-- Supplied information start --

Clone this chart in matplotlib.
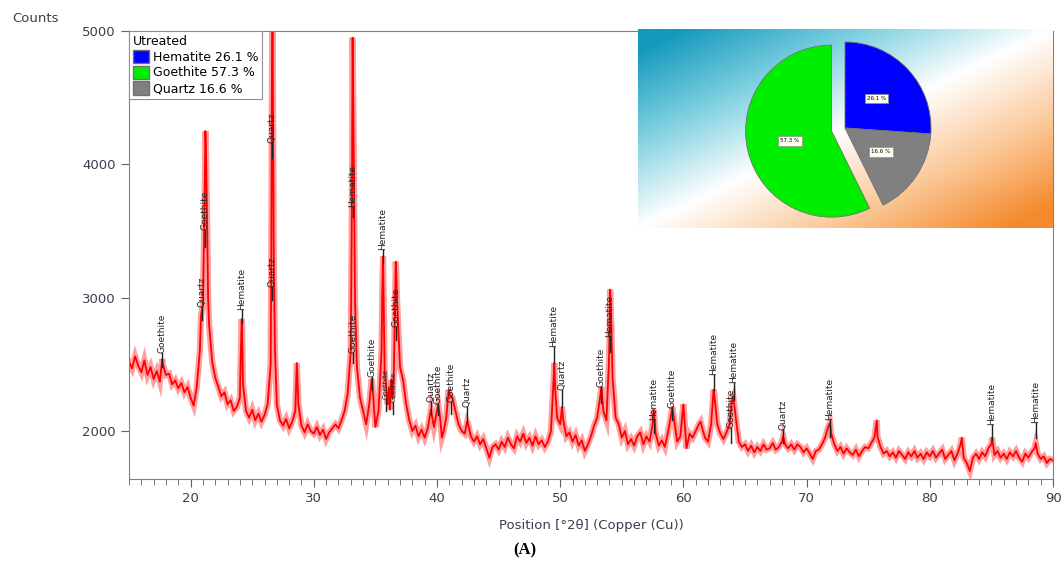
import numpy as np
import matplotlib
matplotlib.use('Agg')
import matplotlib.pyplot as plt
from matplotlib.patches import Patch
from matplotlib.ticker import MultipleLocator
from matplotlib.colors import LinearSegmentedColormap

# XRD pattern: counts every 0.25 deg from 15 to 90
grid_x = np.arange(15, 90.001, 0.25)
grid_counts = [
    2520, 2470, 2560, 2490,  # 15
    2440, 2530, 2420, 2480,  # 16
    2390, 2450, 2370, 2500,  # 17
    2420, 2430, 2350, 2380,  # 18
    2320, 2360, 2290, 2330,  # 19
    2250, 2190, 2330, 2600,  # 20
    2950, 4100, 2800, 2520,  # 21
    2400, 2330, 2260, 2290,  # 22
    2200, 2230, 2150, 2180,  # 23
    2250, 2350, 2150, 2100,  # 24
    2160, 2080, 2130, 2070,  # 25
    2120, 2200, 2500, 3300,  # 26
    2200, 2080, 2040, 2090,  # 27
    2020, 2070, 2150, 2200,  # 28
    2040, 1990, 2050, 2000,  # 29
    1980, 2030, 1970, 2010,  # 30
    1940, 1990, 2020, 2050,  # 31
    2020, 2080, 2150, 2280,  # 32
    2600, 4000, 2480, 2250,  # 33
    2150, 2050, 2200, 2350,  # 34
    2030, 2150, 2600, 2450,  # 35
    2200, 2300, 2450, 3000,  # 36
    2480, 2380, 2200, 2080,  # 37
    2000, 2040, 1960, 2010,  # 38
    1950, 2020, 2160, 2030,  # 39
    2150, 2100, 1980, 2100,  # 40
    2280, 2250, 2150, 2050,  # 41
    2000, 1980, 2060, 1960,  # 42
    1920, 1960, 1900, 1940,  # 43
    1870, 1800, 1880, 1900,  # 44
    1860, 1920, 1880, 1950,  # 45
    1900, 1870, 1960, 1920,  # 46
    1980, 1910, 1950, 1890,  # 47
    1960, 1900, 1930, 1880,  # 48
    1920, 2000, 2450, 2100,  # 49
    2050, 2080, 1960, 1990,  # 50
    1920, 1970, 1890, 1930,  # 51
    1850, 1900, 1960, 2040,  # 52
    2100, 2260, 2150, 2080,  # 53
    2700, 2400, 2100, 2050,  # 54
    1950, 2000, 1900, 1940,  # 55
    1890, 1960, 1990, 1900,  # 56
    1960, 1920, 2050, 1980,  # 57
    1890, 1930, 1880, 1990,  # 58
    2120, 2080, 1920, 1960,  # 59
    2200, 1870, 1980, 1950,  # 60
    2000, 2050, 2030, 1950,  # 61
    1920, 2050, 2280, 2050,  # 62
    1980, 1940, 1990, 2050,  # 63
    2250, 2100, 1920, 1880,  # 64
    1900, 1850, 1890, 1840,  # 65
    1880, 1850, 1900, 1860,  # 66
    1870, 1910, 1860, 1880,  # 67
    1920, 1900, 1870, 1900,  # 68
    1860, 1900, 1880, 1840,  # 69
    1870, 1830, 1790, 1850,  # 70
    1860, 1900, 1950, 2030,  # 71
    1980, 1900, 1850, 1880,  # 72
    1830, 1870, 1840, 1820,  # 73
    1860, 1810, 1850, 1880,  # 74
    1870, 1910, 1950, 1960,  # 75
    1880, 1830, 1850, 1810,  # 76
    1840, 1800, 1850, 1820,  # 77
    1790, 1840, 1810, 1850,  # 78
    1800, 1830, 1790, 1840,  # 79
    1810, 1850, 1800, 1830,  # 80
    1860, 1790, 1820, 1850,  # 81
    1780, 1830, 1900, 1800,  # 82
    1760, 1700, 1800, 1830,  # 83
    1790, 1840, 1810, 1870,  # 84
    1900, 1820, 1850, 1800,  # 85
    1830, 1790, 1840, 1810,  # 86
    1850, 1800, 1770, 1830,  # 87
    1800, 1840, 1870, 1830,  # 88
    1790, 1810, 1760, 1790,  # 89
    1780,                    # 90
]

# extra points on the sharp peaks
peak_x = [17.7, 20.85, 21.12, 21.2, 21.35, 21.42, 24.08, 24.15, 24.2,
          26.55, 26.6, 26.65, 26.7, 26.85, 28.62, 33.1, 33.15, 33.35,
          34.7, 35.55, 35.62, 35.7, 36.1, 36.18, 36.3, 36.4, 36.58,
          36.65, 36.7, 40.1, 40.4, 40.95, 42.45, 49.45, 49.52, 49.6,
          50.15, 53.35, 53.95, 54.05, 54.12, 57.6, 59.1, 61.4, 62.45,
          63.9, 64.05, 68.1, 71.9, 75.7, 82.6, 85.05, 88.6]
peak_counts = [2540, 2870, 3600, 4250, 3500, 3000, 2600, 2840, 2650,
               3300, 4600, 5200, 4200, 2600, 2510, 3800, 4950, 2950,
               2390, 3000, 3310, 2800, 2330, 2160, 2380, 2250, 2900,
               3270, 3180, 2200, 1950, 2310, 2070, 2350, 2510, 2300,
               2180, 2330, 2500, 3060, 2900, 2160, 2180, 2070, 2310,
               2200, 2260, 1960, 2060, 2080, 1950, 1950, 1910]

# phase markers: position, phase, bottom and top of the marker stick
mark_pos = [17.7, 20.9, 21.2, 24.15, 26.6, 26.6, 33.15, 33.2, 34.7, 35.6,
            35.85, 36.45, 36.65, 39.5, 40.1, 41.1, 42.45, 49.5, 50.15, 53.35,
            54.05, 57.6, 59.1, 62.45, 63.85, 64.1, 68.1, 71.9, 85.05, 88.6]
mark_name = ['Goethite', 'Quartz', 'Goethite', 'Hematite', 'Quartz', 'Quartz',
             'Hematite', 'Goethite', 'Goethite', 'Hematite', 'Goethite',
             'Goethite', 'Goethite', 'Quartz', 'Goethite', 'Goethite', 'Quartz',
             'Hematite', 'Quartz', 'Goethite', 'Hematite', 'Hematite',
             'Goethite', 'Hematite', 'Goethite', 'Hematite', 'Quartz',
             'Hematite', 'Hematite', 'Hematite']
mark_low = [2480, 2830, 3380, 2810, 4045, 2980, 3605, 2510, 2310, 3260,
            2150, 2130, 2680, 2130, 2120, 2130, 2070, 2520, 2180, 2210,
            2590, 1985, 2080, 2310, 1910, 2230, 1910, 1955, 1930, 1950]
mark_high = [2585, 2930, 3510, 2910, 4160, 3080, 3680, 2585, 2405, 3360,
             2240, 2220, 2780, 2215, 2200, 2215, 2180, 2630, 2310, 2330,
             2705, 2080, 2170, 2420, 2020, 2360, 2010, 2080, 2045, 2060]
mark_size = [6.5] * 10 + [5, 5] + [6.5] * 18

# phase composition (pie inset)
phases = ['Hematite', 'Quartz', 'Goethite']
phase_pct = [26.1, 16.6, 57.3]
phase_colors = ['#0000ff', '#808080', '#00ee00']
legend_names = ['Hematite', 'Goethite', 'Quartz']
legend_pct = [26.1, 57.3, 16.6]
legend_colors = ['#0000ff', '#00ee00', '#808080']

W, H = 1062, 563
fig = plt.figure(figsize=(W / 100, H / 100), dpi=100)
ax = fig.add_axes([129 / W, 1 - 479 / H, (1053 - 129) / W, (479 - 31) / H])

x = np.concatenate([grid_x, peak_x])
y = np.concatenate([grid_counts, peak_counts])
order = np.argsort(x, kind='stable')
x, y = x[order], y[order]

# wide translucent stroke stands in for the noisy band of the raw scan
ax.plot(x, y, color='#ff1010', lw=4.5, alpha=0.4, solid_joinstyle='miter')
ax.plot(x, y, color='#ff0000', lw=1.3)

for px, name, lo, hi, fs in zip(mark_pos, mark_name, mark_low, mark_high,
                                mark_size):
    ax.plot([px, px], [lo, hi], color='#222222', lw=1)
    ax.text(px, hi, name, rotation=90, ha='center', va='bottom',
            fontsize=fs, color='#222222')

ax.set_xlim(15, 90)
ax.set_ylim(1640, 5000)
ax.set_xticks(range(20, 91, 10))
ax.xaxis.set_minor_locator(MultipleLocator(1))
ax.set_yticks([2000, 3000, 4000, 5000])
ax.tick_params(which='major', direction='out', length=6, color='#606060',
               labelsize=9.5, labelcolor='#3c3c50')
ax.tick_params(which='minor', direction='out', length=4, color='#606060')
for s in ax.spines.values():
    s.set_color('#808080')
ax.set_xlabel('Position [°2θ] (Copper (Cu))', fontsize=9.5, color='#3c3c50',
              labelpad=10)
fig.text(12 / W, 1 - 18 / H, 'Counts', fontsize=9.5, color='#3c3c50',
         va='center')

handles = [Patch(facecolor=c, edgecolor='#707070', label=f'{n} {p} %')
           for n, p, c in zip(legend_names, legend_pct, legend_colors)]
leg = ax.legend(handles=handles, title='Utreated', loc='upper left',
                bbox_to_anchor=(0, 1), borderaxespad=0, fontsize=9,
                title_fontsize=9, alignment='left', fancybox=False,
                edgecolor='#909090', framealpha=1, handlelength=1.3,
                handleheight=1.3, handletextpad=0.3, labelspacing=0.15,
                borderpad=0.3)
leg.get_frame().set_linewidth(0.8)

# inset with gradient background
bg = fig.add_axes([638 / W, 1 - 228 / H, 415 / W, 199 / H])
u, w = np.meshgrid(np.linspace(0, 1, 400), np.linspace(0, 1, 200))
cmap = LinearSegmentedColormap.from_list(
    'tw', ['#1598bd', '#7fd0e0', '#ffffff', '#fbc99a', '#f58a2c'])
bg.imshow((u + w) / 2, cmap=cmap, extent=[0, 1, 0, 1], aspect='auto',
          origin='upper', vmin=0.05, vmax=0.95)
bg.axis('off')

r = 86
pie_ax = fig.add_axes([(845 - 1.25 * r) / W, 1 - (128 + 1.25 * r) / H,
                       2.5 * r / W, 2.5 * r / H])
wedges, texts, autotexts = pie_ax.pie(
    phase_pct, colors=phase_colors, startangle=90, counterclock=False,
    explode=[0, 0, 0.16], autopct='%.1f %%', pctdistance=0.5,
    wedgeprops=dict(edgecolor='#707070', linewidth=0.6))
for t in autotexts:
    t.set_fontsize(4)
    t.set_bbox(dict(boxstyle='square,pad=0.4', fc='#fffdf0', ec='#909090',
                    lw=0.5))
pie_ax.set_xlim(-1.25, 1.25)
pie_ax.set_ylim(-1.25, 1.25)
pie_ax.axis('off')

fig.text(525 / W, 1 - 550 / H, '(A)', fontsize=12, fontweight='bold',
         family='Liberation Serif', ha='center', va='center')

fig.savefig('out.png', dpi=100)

-- Supplied information end --

- [Description of the task]: Copy each line above containing the string "matplotlib".

- [Written reply]:
Clone this chart in matplotlib.
import matplotlib
matplotlib.use('Agg')
import matplotlib.pyplot as plt
from matplotlib.patches import Patch
from matplotlib.ticker import MultipleLocator
from matplotlib.colors import LinearSegmentedColormap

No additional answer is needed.